То, что произошло в следующий момент, могло показаться просто чудом. Из какой-то трещины в скале, где, казалось, не поместится и белка, выскочил человек и в прыжке всей своей массой ударил стрелка. Тот со стоном слетел с камня, на котором стоял, и, перевернувшись в воздухе, приземлился прямо на грудную клетку Конана. Удар был настолько силен, что Киммерийцу стоило большого труда не разжать пальцы. Все еще не веря в спасение, плохо соображая, он растерянно рассматривал человека, спасшего ему жизнь.
На нем были выдубленные солнцем кожаные штаны и льняная тонкая рубашка. Сам он выглядел лет на двадцать моложе, чем обычно, но все-таки это был он капитан-генерал Декиус собственной персоной.
— Конан, если держать друзей над пропастью — твое обычное развлечение, — неудивительно, что ты все время один.
Декиус наклонился и схватил стражника за вторую руку. Вдвоем они быстро вытащили тут же потерявшего сознание человека. Конан осторожно поднялся и поправил меч.
— А, так вот где ты шатаешся целыми днями, когда не расточаешь комплименты Райне…
— Здесь, и не только. Мои люди успевают повсюду. Не сочти за оскорбление, но я могу больше положиться на своих сержантов, чем ты на своих.
Конан взглянул на тело Калька, лежавшее далеко внизу на залитом кровью камне.
— Во имя Меднозадого Эрлика, хотел бы я так же, как ты, доверять своим людям.
Пока они говорили, Декиус разорвал на тряпки рубаху стрелка и перевязал его кровоточащую рану на ноге. Вытерев руки остатками рубашки, он выпрямился.

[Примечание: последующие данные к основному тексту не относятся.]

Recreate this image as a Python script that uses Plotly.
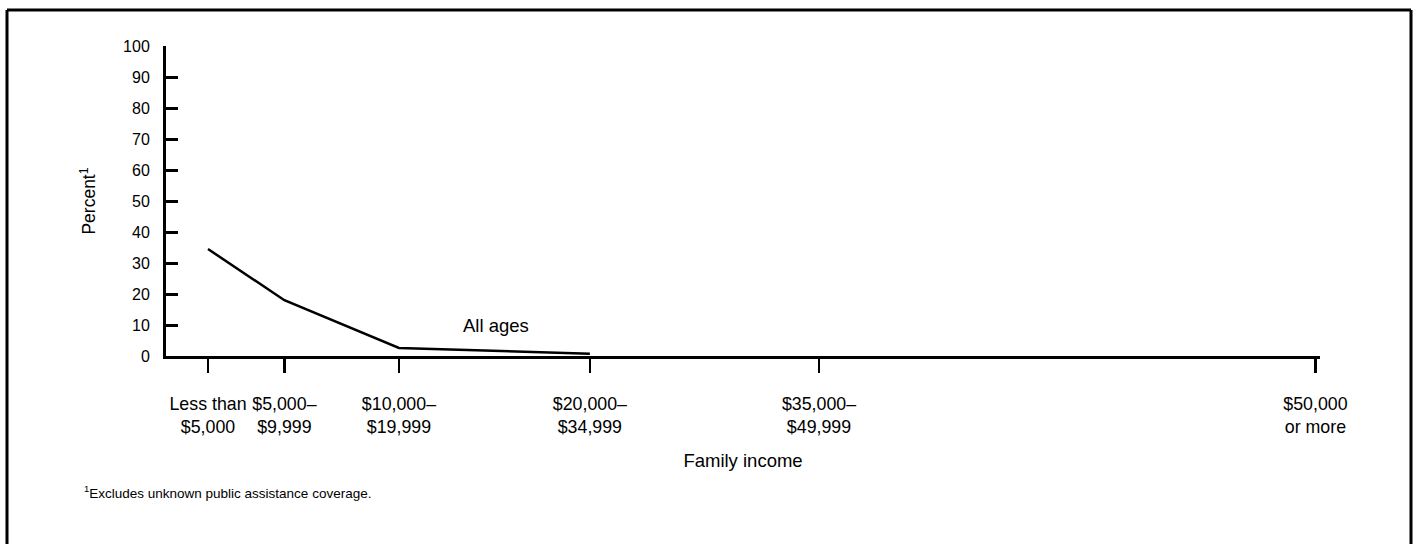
import plotly.graph_objects as go

# Data
income_pos = [2500, 7500, 15000, 27500, 42500, 75000]
income_labels = ["Less than<br>$5,000", "$5,000–<br>$9,999", "$10,000–<br>$19,999",
                 "$20,000–<br>$34,999", "$35,000–<br>$49,999", "$50,000<br>or more"]
series_x = [2500, 7500, 15000, 27500]
all_ages = [34.5, 18.0, 2.6, 0.7]
y_ticks = [0, 10, 20, 30, 40, 50, 60, 70, 80, 90, 100]

W, H = 1420, 544
L, R, T, B = 166, 1320, 46, 356

FONT = "Liberation Sans, Arial, Helvetica, sans-serif"

fig = go.Figure()
fig.add_trace(go.Scatter(x=series_x, y=all_ages, mode="lines",
                         line=dict(color="black", width=2.5), showlegend=False,
                         hoverinfo="skip"))

def px_x(p):
    return (p - L) / (R - L)

def px_y(p):
    return (B - p) / (B - T)

fig.update_layout(
    width=W, height=H,
    margin=dict(l=L, r=W - R, t=T, b=H - B),
    paper_bgcolor="white", plot_bgcolor="white",
    font=dict(family=FONT, color="black", size=16),
    xaxis=dict(range=[-250, 75300], showgrid=False, zeroline=False,
               showline=True, linecolor="black", linewidth=3,
               tickvals=income_pos, ticktext=income_labels,
               ticks="outside", ticklen=14, tickwidth=2.5, tickcolor="black",
               ticklabelstandoff=16,
               tickfont=dict(size=17.8),
               title=dict(text="Family income", font=dict(size=18.5), standoff=18)),
    yaxis=dict(range=[0, 100], showgrid=False, zeroline=False,
               showline=True, linecolor="black", linewidth=3,
               tickvals=y_ticks, ticks="inside", ticklen=12, tickwidth=3,
               tickcolor="black", ticklabelstandoff=10,
               tickfont=dict(size=16),
               title=dict(text="Percent<sup>1</sup>", font=dict(size=17.5), standoff=23)),
    annotations=[
        dict(x=21354, y=9.8, xref="x", yref="y", text="All ages", showarrow=False,
             font=dict(size=18.5), xanchor="center", yanchor="middle"),
        dict(x=px_x(82), y=px_y(492), xref="paper", yref="paper",
             text="<sup>1</sup>Excludes unknown public assistance coverage.",
             showarrow=False, font=dict(size=13.5), xanchor="left", yanchor="middle"),
    ],
    shapes=[
        dict(type="line", xref="paper", yref="paper",
             x0=px_x(7), x1=px_x(7), y0=px_y(10), y1=px_y(544),
             line=dict(color="black", width=3)),
        dict(type="line", xref="paper", yref="paper",
             x0=px_x(7), x1=px_x(1411), y0=px_y(10), y1=px_y(10),
             line=dict(color="black", width=3)),
        dict(type="line", xref="paper", yref="paper",
             x0=px_x(1411), x1=px_x(1411), y0=px_y(10), y1=px_y(544),
             line=dict(color="black", width=3)),
    ],
)

fig.write_html("out.html",
               config={"displayModeBar": False, "staticPlot": True},
               post_script="document.body.style.margin='0';document.body.style.overflow='hidden';")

— Ему еще предстоит долгий допрос. Хотя вряд ли он посвящен в секреты Ойжика. Жаль, что сержант Кальк замолчал навсегда.
— Не понимаю, о чем ты…
— Я разделял твои сомнения по поводу Ойжика, Конан, если тебя это интересует. А что касается твоих сомнений по моему адресу… — Декиус пожал плечами.
— С ними покончено, — тихо пробурчал Конан, тяжелым ударом вгоняя меч в ножны. — А твои подозрения в отношении меня?
— Их нет, — ответил Декиус, — больше нет. Но… мне кажется, я имею право попросить тебя об одной любезности.
Слова тяжело давались Декиусу. Он вспотел больше, чем можно было списать на солнечные лучи. Казалось, что он не знает, куда девать руки.